Советские дети подрастают в атмосфере замкнутости, недоверия, подозрительности. Вступить в разговор или дружеские отношения с ребёнком кого-либо из советских офицеров, который живёт рядом с нами и нас прекрасно знает, для нас гораздо трудней, чем с любым немецким карапузом на берлинских улицах.
Немецкие дети, родившиеся в эпоху Гитлера и растущие в годы после капитуляции, не могут быть эталоном образцового ребёнка.
Они родились в тоталитарном государстве, пережили кошмарные трудности тотальной войны в современном тылу, сегодня они вместе со своими родителями на каждом шагу чувствуют на себе все тяжести проигранной войны.
У нас нет другого сравнения перед глазами. Тем тяжелее наблюдать эту огромную внешнюю и внутреннюю разницу в детях двух систем. Ведь дети – это наше будущее!
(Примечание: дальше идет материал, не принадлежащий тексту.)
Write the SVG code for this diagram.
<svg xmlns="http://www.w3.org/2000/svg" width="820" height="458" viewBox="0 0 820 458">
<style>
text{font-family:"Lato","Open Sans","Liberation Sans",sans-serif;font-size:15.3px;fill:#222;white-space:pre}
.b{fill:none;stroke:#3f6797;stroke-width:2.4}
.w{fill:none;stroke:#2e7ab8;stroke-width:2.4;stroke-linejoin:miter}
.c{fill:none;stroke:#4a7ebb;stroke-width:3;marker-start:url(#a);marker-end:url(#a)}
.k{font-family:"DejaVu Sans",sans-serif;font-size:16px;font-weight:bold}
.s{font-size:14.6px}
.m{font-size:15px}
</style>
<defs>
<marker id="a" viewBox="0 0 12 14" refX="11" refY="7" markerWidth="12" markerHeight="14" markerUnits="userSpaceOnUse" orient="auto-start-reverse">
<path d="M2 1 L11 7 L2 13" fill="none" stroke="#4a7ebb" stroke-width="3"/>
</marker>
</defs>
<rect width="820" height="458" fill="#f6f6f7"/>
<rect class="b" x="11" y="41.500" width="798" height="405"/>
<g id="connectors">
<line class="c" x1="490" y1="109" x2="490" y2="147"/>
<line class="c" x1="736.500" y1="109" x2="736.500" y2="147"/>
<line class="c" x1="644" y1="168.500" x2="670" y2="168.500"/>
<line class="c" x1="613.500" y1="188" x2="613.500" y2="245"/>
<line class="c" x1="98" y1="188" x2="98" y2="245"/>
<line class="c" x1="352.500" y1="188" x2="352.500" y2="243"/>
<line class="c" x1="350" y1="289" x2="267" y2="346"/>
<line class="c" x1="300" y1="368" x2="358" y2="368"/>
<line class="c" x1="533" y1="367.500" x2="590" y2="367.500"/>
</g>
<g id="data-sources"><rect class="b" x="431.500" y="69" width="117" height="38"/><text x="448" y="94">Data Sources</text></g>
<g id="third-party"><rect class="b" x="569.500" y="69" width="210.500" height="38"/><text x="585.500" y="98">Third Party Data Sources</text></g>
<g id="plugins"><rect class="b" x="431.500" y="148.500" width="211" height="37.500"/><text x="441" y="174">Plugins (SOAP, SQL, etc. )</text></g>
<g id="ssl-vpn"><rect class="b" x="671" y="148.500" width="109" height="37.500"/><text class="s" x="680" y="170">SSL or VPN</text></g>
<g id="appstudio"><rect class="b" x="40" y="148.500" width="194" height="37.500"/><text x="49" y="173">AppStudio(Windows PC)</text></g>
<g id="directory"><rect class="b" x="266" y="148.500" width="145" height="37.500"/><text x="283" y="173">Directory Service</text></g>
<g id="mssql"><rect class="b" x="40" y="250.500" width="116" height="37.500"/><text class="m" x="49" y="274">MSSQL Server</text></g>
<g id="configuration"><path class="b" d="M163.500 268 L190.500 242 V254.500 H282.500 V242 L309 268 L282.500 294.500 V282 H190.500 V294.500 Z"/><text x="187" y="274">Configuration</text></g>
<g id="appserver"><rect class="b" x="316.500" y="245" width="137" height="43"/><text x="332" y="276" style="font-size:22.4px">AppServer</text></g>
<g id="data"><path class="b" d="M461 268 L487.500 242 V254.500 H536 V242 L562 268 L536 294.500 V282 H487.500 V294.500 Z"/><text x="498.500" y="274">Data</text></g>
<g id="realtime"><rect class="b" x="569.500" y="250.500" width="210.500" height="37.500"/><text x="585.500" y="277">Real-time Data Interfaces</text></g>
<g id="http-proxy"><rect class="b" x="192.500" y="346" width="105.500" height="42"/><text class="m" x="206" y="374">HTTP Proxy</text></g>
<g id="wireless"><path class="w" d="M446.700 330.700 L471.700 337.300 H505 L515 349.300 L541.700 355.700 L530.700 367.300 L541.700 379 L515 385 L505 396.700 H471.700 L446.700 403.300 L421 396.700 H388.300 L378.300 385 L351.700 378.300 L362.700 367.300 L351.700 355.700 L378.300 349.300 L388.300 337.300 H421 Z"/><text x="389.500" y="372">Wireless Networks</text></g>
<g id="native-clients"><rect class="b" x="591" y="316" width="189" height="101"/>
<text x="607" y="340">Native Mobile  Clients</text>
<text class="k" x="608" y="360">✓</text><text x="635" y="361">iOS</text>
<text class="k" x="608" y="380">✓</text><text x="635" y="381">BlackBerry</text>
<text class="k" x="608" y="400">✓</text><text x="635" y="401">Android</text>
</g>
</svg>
Ребёнок и его воспитание в дошкольном возрасте – это почти исключительная функция матери. Советская мать не имеет времени для ребенка – она или на службе, или в вечных очередях в погоне за куском хлеба, за каждым пустяком, необходимым в жизни.
Характерная деталь – у немцев не принято держать тёщу в доме, это считается семейной катастрофой. Да и сами немецкие тёщи, выдав дочку замуж, считают, что им теперь ещё можно «пожить» – они взапуски катаются на велосипедах, ходят в кино и живут в свое удовольствие.
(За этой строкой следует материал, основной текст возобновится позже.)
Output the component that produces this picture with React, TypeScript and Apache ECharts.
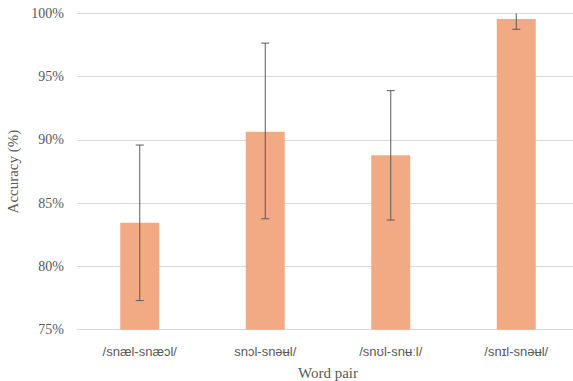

В советской семье, где есть ребёнок, явление как раз обратное. Тёща в доме – это счастье для матери и, в особенности для ребёнка. Советские дети обычно подрастают на руках у бабушки.
Если у немецкой женщины после сорока лет и после выдачи дочки замуж часто начинается «вторая молодость», то русская женщина в сорок лет практически не имеет личной жизни и полностью посвящает себя «второй семье» – своим маленьким внучатам. В этих случаях можно ожидать нормального воспитания ребёнка.
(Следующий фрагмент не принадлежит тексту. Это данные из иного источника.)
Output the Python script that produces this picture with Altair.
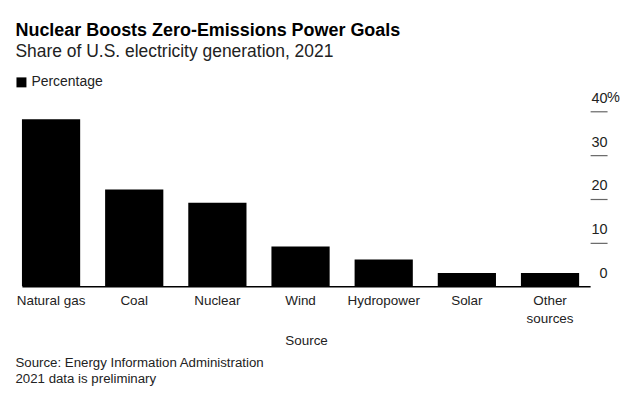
import altair as alt
import pandas as pd

# ---- data ----
sources = ["Natural gas", "Coal", "Nuclear", "Wind", "Hydropower", "Solar", "Other sources"]
shares = [38.2, 22.1, 19.1, 9.1, 6.1, 3.0, 3.0]
series_name = "Percentage"
tick_values = [0, 10, 20, 30, 40]
unit_tick = [40]
unit_text = ["%"]
footer_lines = ["Source: Energy Information Administration", "2021 data is preliminary"]

df = pd.DataFrame({"Source": sources, "Share": shares, "Series": [series_name] * len(sources)})
unit_df = pd.DataFrame({"v": unit_tick, "t": unit_text})
footer_df = pd.DataFrame({"t": ["\n".join(footer_lines)]})

FONT = "Liberation Sans"
W, H = 570, 175.5

y_scale = alt.Scale(domain=[0, 40], nice=False)

bars = alt.Chart(df).mark_bar(color="black").encode(
    x=alt.X(
        "Source:N",
        sort=sources,
        scale=alt.Scale(paddingInner=0.3, paddingOuter=0.066, align=0),
        axis=alt.Axis(
            orient="bottom",
            domain=True,
            domainColor="#000000",
            domainWidth=1.5,
            ticks=False,
            labelAngle=0,
            labelFontSize=13.5,
            labelColor="#222222",
            labelFont=FONT,
            labelPadding=7,
            labelLineHeight=18,
            labelExpr="datum.label == 'Other sources' ? ['Other', 'sources'] : datum.label",
            title="Source",
            titleFont=FONT,
            titleFontSize=13.5,
            titleFontWeight="normal",
            titleColor="#222222",
            titlePadding=9,
        ),
    ),
    y=alt.Y(
        "Share:Q",
        scale=y_scale,
        axis=alt.Axis(
            orient="right",
            values=tick_values,
            domain=False,
            grid=False,
            ticks=True,
            tickSize=17,
            tickColor="#666666",
            tickWidth=1.2,
            tickOpacity={"condition": {"test": "datum.value === 0", "value": 0}, "value": 1},
            labelAlign="right",
            labelBaseline="alphabetic",
            labelPadding=0,
            labelOffset=-9,
            labelFontSize=14.5,
            labelFont=FONT,
            labelColor="#222222",
            labelFlush=False,
            labelOverlap=False,
            title=None,
        ),
    ),
    color=alt.Color(
        "Series:N",
        scale=alt.Scale(range=["#000000"]),
        legend=alt.Legend(
            orient="none",
            legendX=-7.5,
            legendY=-36,
            title=None,
            symbolType="square",
            symbolSize=100,
            symbolStrokeWidth=0,
            labelFontSize=14,
            labelFont=FONT,
            labelColor="#222222",
            labelOffset=3,
        ),
    ),
)

unit = alt.Chart(unit_df).mark_text(
    align="left", baseline="alphabetic", dy=-9, fontSize=14.5, font=FONT, color="#222222"
).encode(
    x=alt.value(W + 17),
    y=alt.Y("v:Q", scale=y_scale),
    text="t:N",
)

footer = alt.Chart(footer_df).mark_text(
    align="left", baseline="top", lineBreak="\n", lineHeight=16, fontSize=13.3, font=FONT, color="#222222"
).encode(
    x=alt.value(-6.5),
    y=alt.value(H + 70),
    text="t:N",
)

chart = alt.layer(bars, unit, footer).properties(
    width=W,
    height=H,
    padding={"left": 6, "top": 13, "right": 5, "bottom": 5},
    title=alt.TitleParams(
        text="Nuclear Boosts Zero-Emissions Power Goals",
        subtitle="Share of U.S. electricity generation, 2021",
        anchor="start",
        frame="group",
        dx=-6.5,
        font=FONT,
        fontSize=18,
        fontWeight="bold",
        color="#000000",
        subtitleFont=FONT,
        subtitleFontSize=17.5,
        subtitleColor="#222222",
        subtitlePadding=3,
        offset=15,
    ),
).configure_view(stroke=None)

chart.save("out.html", embed_options={"renderer": "svg", "actions": False})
Если говорить обобщённо: немецкая женщина принадлежит семье, американская – society, а советская – государству. Теперь спрашивается – что больше соответствует самой женщине и интересам общества в целом?
Результат можно лучше всего видеть по естественной биологической функции женщины – рождению и воспитанию потомства. Женщина атомного века остается такой же матерью и продолжателем рода, как и женщина-самка каменного века.
Советская женщина может быть водителем локомотива, шахтёром, каменщиком. Кроме того, ей даётся почетное право голосовать за Сталина и быть заложницей за своего мужа, если им интересуется НКВД.
Ей не дано только одно маленькое право – право быть счастливой матерью. Женщина уравнена в правах с мужчиной – и Ваня и Маня пекутся под одним и тем же сталинским солнцем.
В советской педагогической науке долгое время боролись две противоположные теории формирования ребёнка. Одна из них, теория наследственности, говорила, что в развитии душевных качеств ребенка основная роль принадлежит задаткам, данным ребёнку от родителей, так называемым наследственным генам.
Эта теория получила особое распространение в педагогике после появления теории Дарвина и оформления самостоятельной науки о наследственности видов – генетики.
Вторая теория, теория среды, утверждала, что душа ребёнка – это tabula rasa, чистая восковая дощечка, на которой окружающая среда пишет законы его развития. Это теория ставила психическое развитие ребенка в исключительную функцию влияния окружающей среды.
Обе теории не новы, они существовали в благополучном содружестве ещё во времена Песталоцци, натуралистическую теорию среды проповедовал Жан-Жак Руссо, о ней же упоминал Аристотель. Все великие мыслители были одновременно педагогами, нельзя мыслить о жизни, не думая об эмбрионах человеческого развития – детях.
Советская педагогика, по прямой указке Политбюро, решительно признала своей отправной базой теорию среды. Тоталитарное государство ревниво борется за душу и тело своего гражданина, оно не хочет признавать в области формирования гражданина никаких конкурентов, никаких наследственных ген.
Советская педагогика коротко, но ясно и безапелляционно, заявляет, что советский ребенок – это стопроцентный продукт коммунистической среды. В этом я вполне согласен с Политбюро. Это освобождает нас от крайне неприятных поисков причины колоссальной разницы советских детей и их немецких сверстников.
Мне, да и не только мне, а многим из нас – советским офицерам в Германии, чертовски больно и обидно делать неблагоприятные выводы о наших советских детях, мы их запросто считаем русскими детьми. Политбюро, устами Министерства Просвещения, избавляет нас от этих мрачных мыслей, само признавая, что советские дети – это продукт тоталитарного государства, а не русских ген.
Сделаем маленький экскурс в область сталинской «кузницы кадров».
В период искания новых форм в области педагогики Политбюро строило систему воспитания советского гражданина на тенденциозной программе школ и на политических организациях молодёжи – пионеротрядах и Комсомоле. Уже здесь начиналось служение государству.
Духовным героем советских детей был сделан пионер Павлик Морозов. Его подвиг заключался в том, что он донёс на своего отца в НКВД, где отец был расстрелян. Когда Павлика убили его же собственные братья, то верного слугу государства причислили к лику советских мучеников, поставили ему памятник в полной пионерской форме. Другим детям усиленно предлагалось следовать его примеру.